Al-Hawl refugee camp Syria
© Associated PressChildren living in Al-Hawl refugee camp, north-east Syria.
The UN has accused the United Kingdom of violating the law by funding Kurdish-run prisons in Syria, where hundreds of minors affiliated with ISIS families are unaccounted for.

According to The Daily Telegraph newspaper, at least one hundred children are missing from prisons run by the Syrian Democratic Forces (SDF).

The SDF is a non-state Kurdish ally to the US-led coalition, Combined Joint Task Force - Operation Inherent Resolve (CJTF-OIR), created to fight ISIS in Syria and Iraq in October 2011.

The newspaper estimates that 750 boys of Arab and western descent, and as young as nine years old, are languishing indefinitely in a UK-funded prison in north-east Syria.

At least one British minor is among the children.
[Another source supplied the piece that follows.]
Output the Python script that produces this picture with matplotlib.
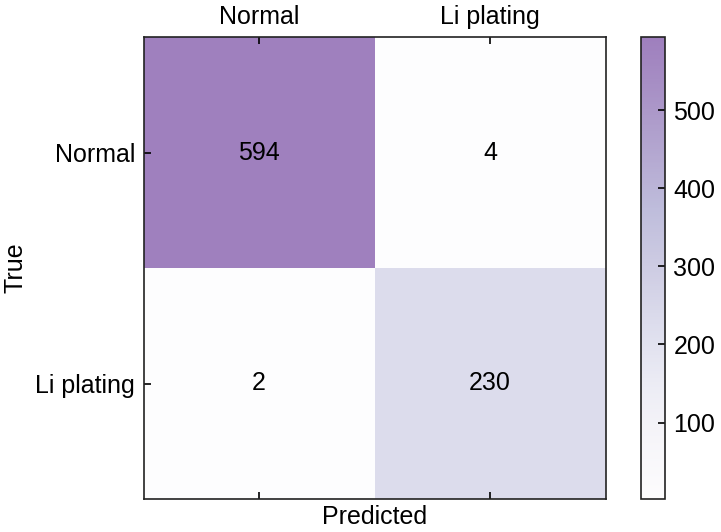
import numpy as np
import matplotlib
matplotlib.use("Agg")
import matplotlib.pyplot as plt

plt.rcParams['font.family'] = ['Liberation Sans', 'DejaVu Sans']
plt.rcParams['font.size'] = 18

classes = ["Normal", "Li plating"]
cm = np.array([[594, 4],
               [2, 230]])

W, H = 721, 532
fig = plt.figure(figsize=(W/100, H/100), dpi=100)
ax = fig.add_axes([143.5/W, (H-499)/H, 462/W, 462/H])
cax = fig.add_axes([641/W, (H-499)/H, 24/W, 462/H])

im = ax.imshow(cm, cmap='Purples', alpha=0.5, aspect='auto',
               vmin=cm.min(), vmax=cm.max())
for i in range(cm.shape[0]):
    for j in range(cm.shape[1]):
        ax.text(j, i, str(cm[i, j]), ha='center', va='center', color='black', fontsize=18)

ax.set_xticks(range(len(classes)))
ax.set_yticks(range(len(classes)))
ax.set_xticklabels(classes)
ax.set_yticklabels(classes)
ax.xaxis.tick_top()
ax.tick_params(axis='both', which='both', direction='in', length=5, width=1.2,
               top=True, bottom=True, left=True, right=False,
               labeltop=True, labelbottom=False, labelsize=18, pad=6)
ax.set_xlabel("Predicted", fontsize=18)
ax.xaxis.set_label_position('bottom')
ax.xaxis.set_label_coords(0.5, -0.014)
ax.xaxis.label.set_va('top')
ax.set_ylabel("True", fontsize=18)
ax.yaxis.set_label_coords((27-143.5)/462, 0.5)
for s in ax.spines.values():
    s.set_linewidth(1.2)
    s.set_color('#222222')

cb = fig.colorbar(im, cax=cax)
cb.set_ticks([100, 200, 300, 400, 500])
cb.ax.tick_params(direction='in', length=5, width=1.2, labelsize=18, pad=6)
cb.outline.set_linewidth(1.2)
cb.outline.set_edgecolor('#222222')

fig.savefig("out.png", dpi=100)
These prisons, alongside camps like Al-Hawl, were built for people allegedly linked to ISIS, but who have yet to be charged with any crime. In August 2021, a CJTFOIR commander, Paul Calvert, announced their intention to rehabilitate and maintain the prisons hosting the families of ISIS in Syria.

"Our British coalition partners have invested 20 million dollars in expanding the Hasaka prison. We anticipate that project will be completed in September," Calvert announced during a victory speech.

However, the investment was put under scrutiny by the UN as it constituted a possible breach of human rights. In correspondence with the UK government in February, the UN warned that the funding of these "mass arbitrary detention centers, is incompatible with the International Covenant on Political and Civil Rights."

In its defense, the UK reiterated that it is following up on the dire situation, and is "planning to scale up humanitarian assistance for minors in detention in 2022."

The response by the UK was shunned by the associate director and counterterrorism lead at Human Rights Watch, Letta Tayler.

"The UK's funding of facilities holding detainees whom none have ever been at a court, much less charged with a crime, in life-threatening conditions raises serious legal questions," said Tayler to the Telegraph.

In January, Yusuf Dahab, an Australian prisoner, alongside 15 to 20 other minors, are feared to have been killed in the Ghweran district prison during an escape attempt by ISIS prisoners.

Despite this critical situation, western countries such as France have continued to take a case-by-case approach to repatriating its citizens, according to the UN Office for the Coordination of Humanitarian Affairs (OCHA).

"It will take 30 years before foreign children stuck in unsafe camps in northeast Syria can return home if repatriations continue at the current rate," Save the Children, a UK-based NGO, said in its report.

The NGO added that in 2021 alone, 74 children died in Al-Hawl, including eight who were murdered. The camp often comes under attack by ISIS elements who confront the SDF troops.